Comentario de Lampadia
Estamos de acuerdo con Webb que quién no duda no aprende.
En el caso de su artículo anterior, la referencia a Chile debió tal vez (duda), comentar que ya habían tenido un par de décadas de muy alto crecimiento y que entre las políticas de la Concertación y las limitaciones de su geografía, recursos y población, se hizo difícil mantener el mismo ritmo de crecimiento. Esto hacía la comparación con la India (probablemente) insuficiente.
Una verdad evidente dice que es más fácil correr rápido cuando uno recién empieza a avanzar. Sucede en la vida biológica: el bebe y la planta se desarrollan físicamente con más velocidad que sus versiones adultas. Y sería el caso también del crecimiento económico. Así se explicaría la velocidad del desarrollo de la China.

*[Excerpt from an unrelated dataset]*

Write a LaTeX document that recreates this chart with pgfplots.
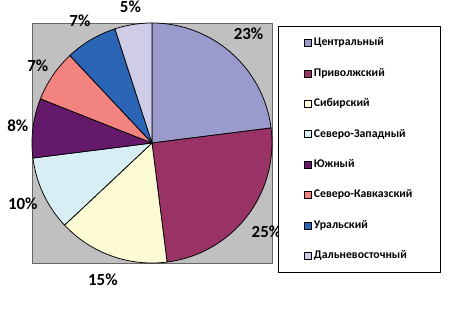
\documentclass[border=0pt]{standalone}
\usepackage{fontspec}
\setmainfont{Carlito}
\usepackage{pgfplots}
\usepackage{pgfplotstable}
\pgfplotsset{compat=1.18}
\definecolor{c0}{HTML}{9A9ACC}
\definecolor{c1}{HTML}{993366}
\definecolor{c2}{HTML}{FDFBD3}
\definecolor{c3}{HTML}{D8EEF5}
\definecolor{c4}{HTML}{64196B}
\definecolor{c5}{HTML}{F3837F}
\definecolor{c6}{HTML}{2A66B5}
\definecolor{c7}{HTML}{CFCCE8}
\definecolor{plotgray}{HTML}{C0C0C0}
% value, label distance from centre (in radii)
\pgfplotstableread{
value lr
23 1.217
25 1.207
15 1.208
10 1.19
8 1.127
7 1.15
7 1.18
5 1.152
}\piedata
\newcommand\labelfont{\bfseries\fontsize{17}{20}\selectfont}
\begin{document}
\begin{tikzpicture}
\useasboundingbox (-32bp,-47bp) rectangle (424bp,263bp);
\begin{axis}[
  x=120bp, y=120bp,
  xmin=-1, xmax=1, ymin=-1, ymax=1,
  ticks=none,
  clip=false,
  axis line style={draw=gray!80!black, line width=0.6bp},
  axis background/.style={fill=plotgray},
  legend image code/.code={\draw[#1, line width=0.5bp] (0bp,-3.5bp) rectangle (7bp,3.5bp);},
  legend style={
    at={(1.025,0.9875)}, anchor=north west,
    draw=black, line width=0.8bp, fill=white,
    inner xsep=26bp, inner ysep=9bp,
    row sep=15.4bp,
    font=\bfseries\fontsize{11.8}{13}\selectfont,
    nodes={text height=8.5bp, text depth=2.5bp, inner sep=2bp},
  },
  legend cell align=left,
  legend entries={Центральный, Приволжский, Сибирский, Северо-Западный, Южный, Северо-Кавказский, Уральский, Дальневосточный},
]
\def\cum{0}
\pgfplotsforeachungrouped \i in {0,...,7}{%
  \pgfplotstablegetelem{\i}{value}\of\piedata
  \let\v\pgfplotsretval
  \pgfplotstablegetelem{\i}{lr}\of\piedata
  \let\lr\pgfplotsretval
  \pgfmathsetmacro\a{90-3.6*\cum}%
  \pgfmathsetmacro\cum{\cum+\v}%
  \pgfmathsetmacro\b{90-3.6*\cum}%
  \pgfmathsetmacro\m{(\a+\b)/2}%
  \edef\cmd{\noexpand\addplot[draw=black, line width=0.75bp, fill=c\i, domain=\b:\a, samples=60] ({cos(x)},{sin(x)}) -- (axis cs:0,0) -- cycle;
  \noexpand\node[font=\noexpand\labelfont] at (axis cs:{\lr*cos(\m)},{\lr*sin(\m)}) {\v\noexpand\%};}%
  \cmd
}
\end{axis}
\end{tikzpicture}
\end{document}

Cuando mencioné en una columna reciente que India se había vuelto uno de los países más dinámicos del mundo, varias personas me llamaron la atención diciendo que eso no tenía nada de excepcional porque India partía desde un fuerte atraso. Una cosa es seguir el camino ya trazado por otros, otra sería si Suecia o Estados Unidos crecieran a siete por ciento al año.
La ventaja del atraso sería una verdad intuitiva, de esas que no necesitan comprobación. Apenas la afirmamos, el cerebro nos confirma diciendo “evidente.” Pero además la teoría tiene comprobación histórica pues, entre los países que siguieron los pasos a Inglaterra en el camino de la industrialización, como Francia, Alemania, Rusia, Japón y Corea del Sur, cada uno creció con más velocidad que el que lo precedió.
Sin embargo, una segunda verdad intuitiva afirma exactamente lo contrario. El atraso económico, dice, es un resultado de “círculos viciosos,” y de “trampas de la pobreza.” Uno es pobre porque es pobre. Al pobre le falta ahorro, educación, salud, conexión, derechos de propiedad y estabilidad política, entre otras carencias, y cada una de esas carencias refuerza las demás, haciendo casi imposible salir de la pobreza. Por mucho tiempo, India ha sido el ejemplo más citado de ese entrampamiento, país donde todo parecía impedir la modernización. Y en el Perú, ese mismo argumento se citaba para justificar una visión pesimista acerca del futuro de la masa campesina de la sierra. El atraso, entonces, no sería un factor favorable sino un estorbo, una causa de inercia, cuando se trata de avanzar.
Lo interesante de estas dos creencias no radica en comprobar cuál es el grado de verdad de cada una. Es de esperar que la aplicabilidad en cada caso dependa de las circunstancias. Más que explicar la realidad externa, las creencias revelan la fuerza de nuestra propia credulidad. Lo que fascina es el poder de convencimiento de cada idea y la seguridad que sentimos cuando apelamos a la una o a la otra. El fenómeno pasa de las manos del economista a las del psicólogo, y justamente ha sido analizado por el neurólogo Robert Burton en un libro titulado “Sentirse seguro, (creer que uno tiene la razón aun cuando no la tiene).” La tesis de Burton es que vivimos una época de fundamentalismos, de creencias absolutas, y que la causa se encuentra en los mecanismos contradictorios del cerebro. Necesitamos sentirnos seguros, necesitamos creer que sabemos la verdad. La parte realista del cerebro nos puede decir que esa verdad en realidad no existe, pero una parte más dominante del cerebro exige que aceptemos la creencia porque necesitamos sentirnos seguros. Así, la ciencia se complica. Para entender al mundo debemos entender también a nuestros propios cerebros, o sea a los instrumentos que usamos para percibir y procesar la información que recogemos del mundo externo.
La agenda educativa para el siglo XXI entonces debe enseñar no sólo lo que sabemos del mundo externo, sino lo que estamos descubriendo acerca de cómo funcionamos nosotros como personas. Uno de los objetivos más difíciles en ese sentido sería aprender a dudar. Alumno que no duda de su maestro no debería ser aprobado. Tampoco el alumno que no aprende a decir varias veces al día, “no sé.”